┏━━

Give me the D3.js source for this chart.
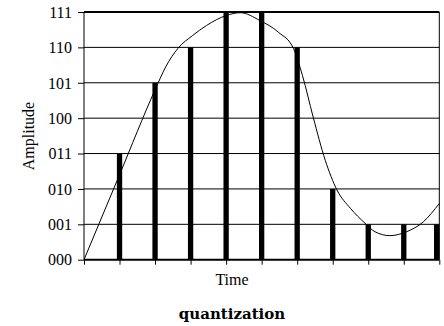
<!DOCTYPE html>
<html><head><meta charset="utf-8">
<script src="https://cdn.jsdelivr.net/npm/d3@7"></script>
<style>body{margin:0;background:#fff}svg{display:block}</style>
</head><body>
<svg id="c" width="444" height="326"></svg>
<script>
// Data
const yTickLabels = ["000","001","010","011","100","101","110","111"];
const sampleTimes = [1,2,3,4,5,6,7,8,9,10];
const sampleLevels = [3,5,6,7,7,6,2,1,1,1];
const signalT = [0,1,2,2.3,2.65,3.05,3.45,4,4.4,4.95,5.47,5.9,6.15,6.45,6.79,7.12,7.5,7.91,8.19,8.61,9.08,9.55,10];
const signalV = [0,2.4,4.8,5.45,5.98,6.33,6.62,6.9,6.98,6.76,6.43,5.96,5.2,4.03,2.81,1.97,1.45,1.03,0.79,0.68,0.79,1.07,1.59];
const xTicks = [0,1,2,3,4,5,6,7,8,9,10];

const svg = d3.select("#c");
const L = 84, R = 439.3, T = 12, B = 259.7;
const x = d3.scaleLinear().domain([0,10]).range([L,R]);
const y = d3.scaleLinear().domain([0,7]).range([B,T]);
const serif = "'Liberation Serif','Times New Roman',serif";

// gridlines
svg.append("g").selectAll("line").data(d3.range(1,7)).join("line")
  .attr("x1",L).attr("x2",R).attr("y1",d=>y(d)).attr("y2",d=>y(d))
  .attr("stroke","#000").attr("stroke-width",1);

// y axis
const yAxis = d3.axisLeft(y).tickValues(d3.range(0,8)).tickFormat(d=>yTickLabels[d]).tickSize(6).tickPadding(6);
const gy = svg.append("g").attr("transform",`translate(${L},0)`).call(yAxis);
gy.attr("font-family",serif).attr("font-size",16);
gy.select(".domain").remove();
gy.selectAll("line").attr("stroke","#000");
gy.selectAll("text").attr("font-family",serif).attr("font-size",16).attr("fill","#000").attr("dy","0.33em");

// x axis ticks
const xAxis = d3.axisBottom(x).tickValues(xTicks).tickFormat("").tickSize(5);
const gx = svg.append("g").attr("transform",`translate(0,${B})`).call(xAxis);
gx.select(".domain").remove();
gx.selectAll("line").attr("stroke","#000");

// border
svg.append("line").attr("x1",L).attr("x2",L).attr("y1",T).attr("y2",B).attr("stroke","#000");
svg.append("line").attr("x1",R).attr("x2",R).attr("y1",T).attr("y2",B).attr("stroke","#000");
svg.append("line").attr("x1",L).attr("x2",R).attr("y1",T).attr("y2",T).attr("stroke","#000").attr("stroke-width",2);
svg.append("line").attr("x1",L).attr("x2",R).attr("y1",B).attr("y2",B).attr("stroke","#000").attr("stroke-width",2);

// bars
const bw = 5.3;
svg.append("g").selectAll("rect").data(sampleTimes.map((t,i)=>({t,v:sampleLevels[i]}))).join("rect")
  .attr("x",d=>Math.min(x(d.t)-bw/2, R-bw))
  .attr("width",bw)
  .attr("y",d=>y(d.v))
  .attr("height",d=>B-y(d.v))
  .attr("fill","#000");

// analog signal
const pts = signalT.map((t,i)=>[t,signalV[i]]);
svg.append("path").datum(pts)
  .attr("d", d3.line().x(d=>x(d[0])).y(d=>y(d[1])).curve(d3.curveMonotoneX))
  .attr("fill","none").attr("stroke","#000").attr("stroke-width",1);

// labels
svg.append("text").attr("transform","translate(34,136) rotate(-90)")
  .attr("text-anchor","middle").attr("font-family",serif).attr("font-size",16).text("Amplitude");
svg.append("text").attr("x",232).attr("y",284.5).attr("text-anchor","middle")
  .attr("font-family",serif).attr("font-size",16).text("Time");
svg.append("text").attr("x",232).attr("y",319.3).attr("text-anchor","middle")
  .attr("font-family","'DejaVu Serif',serif").attr("font-weight","bold").attr("font-size",15).text("quantization");
</script>
</body></html>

┗━━

Work instructions:
Reproduce each line exactly as it appears, omitting the pictures.

Solution for this exercise:
Give me the D3.js source for this chart.
<!DOCTYPE html>
<html><head><meta charset="utf-8">
<script src="https://cdn.jsdelivr.net/npm/d3@7"></script>
<style>body{margin:0;background:#fff}svg{display:block}</style>
</head><body>
<svg id="c" width="444" height="326"></svg>
<script>
// Data
const yTickLabels = ["000","001","010","011","100","101","110","111"];
const sampleTimes = [1,2,3,4,5,6,7,8,9,10];
const sampleLevels = [3,5,6,7,7,6,2,1,1,1];
const signalT = [0,1,2,2.3,2.65,3.05,3.45,4,4.4,4.95,5.47,5.9,6.15,6.45,6.79,7.12,7.5,7.91,8.19,8.61,9.08,9.55,10];
const signalV = [0,2.4,4.8,5.45,5.98,6.33,6.62,6.9,6.98,6.76,6.43,5.96,5.2,4.03,2.81,1.97,1.45,1.03,0.79,0.68,0.79,1.07,1.59];
const xTicks = [0,1,2,3,4,5,6,7,8,9,10];

const svg = d3.select("#c");
const L = 84, R = 439.3, T = 12, B = 259.7;
const x = d3.scaleLinear().domain([0,10]).range([L,R]);
const y = d3.scaleLinear().domain([0,7]).range([B,T]);
const serif = "'Liberation Serif','Times New Roman',serif";

// gridlines
svg.append("g").selectAll("line").data(d3.range(1,7)).join("line")
  .attr("x1",L).attr("x2",R).attr("y1",d=>y(d)).attr("y2",d=>y(d))
  .attr("stroke","#000").attr("stroke-width",1);

// y axis
const yAxis = d3.axisLeft(y).tickValues(d3.range(0,8)).tickFormat(d=>yTickLabels[d]).tickSize(6).tickPadding(6);
const gy = svg.append("g").attr("transform",`translate(${L},0)`).call(yAxis);
gy.attr("font-family",serif).attr("font-size",16);
gy.select(".domain").remove();
gy.selectAll("line").attr("stroke","#000");
gy.selectAll("text").attr("font-family",serif).attr("font-size",16).attr("fill","#000").attr("dy","0.33em");

// x axis ticks
const xAxis = d3.axisBottom(x).tickValues(xTicks).tickFormat("").tickSize(5);
const gx = svg.append("g").attr("transform",`translate(0,${B})`).call(xAxis);
gx.select(".domain").remove();
gx.selectAll("line").attr("stroke","#000");

// border
svg.append("line").attr("x1",L).attr("x2",L).attr("y1",T).attr("y2",B).attr("stroke","#000");
svg.append("line").attr("x1",R).attr("x2",R).attr("y1",T).attr("y2",B).attr("stroke","#000");
svg.append("line").attr("x1",L).attr("x2",R).attr("y1",T).attr("y2",T).attr("stroke","#000").attr("stroke-width",2);
svg.append("line").attr("x1",L).attr("x2",R).attr("y1",B).attr("y2",B).attr("stroke","#000").attr("stroke-width",2);

// bars
const bw = 5.3;
svg.append("g").selectAll("rect").data(sampleTimes.map((t,i)=>({t,v:sampleLevels[i]}))).join("rect")
  .attr("x",d=>Math.min(x(d.t)-bw/2, R-bw))
  .attr("width",bw)
  .attr("y",d=>y(d.v))
  .attr("height",d=>B-y(d.v))
  .attr("fill","#000");

// analog signal
const pts = signalT.map((t,i)=>[t,signalV[i]]);
svg.append("path").datum(pts)
  .attr("d", d3.line().x(d=>x(d[0])).y(d=>y(d[1])).curve(d3.curveMonotoneX))
  .attr("fill","none").attr("stroke","#000").attr("stroke-width",1);

// labels
svg.append("text").attr("transform","translate(34,136) rotate(-90)")
  .attr("text-anchor","middle").attr("font-family",serif).attr("font-size",16).text("Amplitude");
svg.append("text").attr("x",232).attr("y",284.5).attr("text-anchor","middle")
  .attr("font-family",serif).attr("font-size",16).text("Time");
svg.append("text").attr("x",232).attr("y",319.3).attr("text-anchor","middle")
  .attr("font-family","'DejaVu Serif',serif").attr("font-weight","bold").attr("font-size",15).text("quantization");
</script>
</body></html>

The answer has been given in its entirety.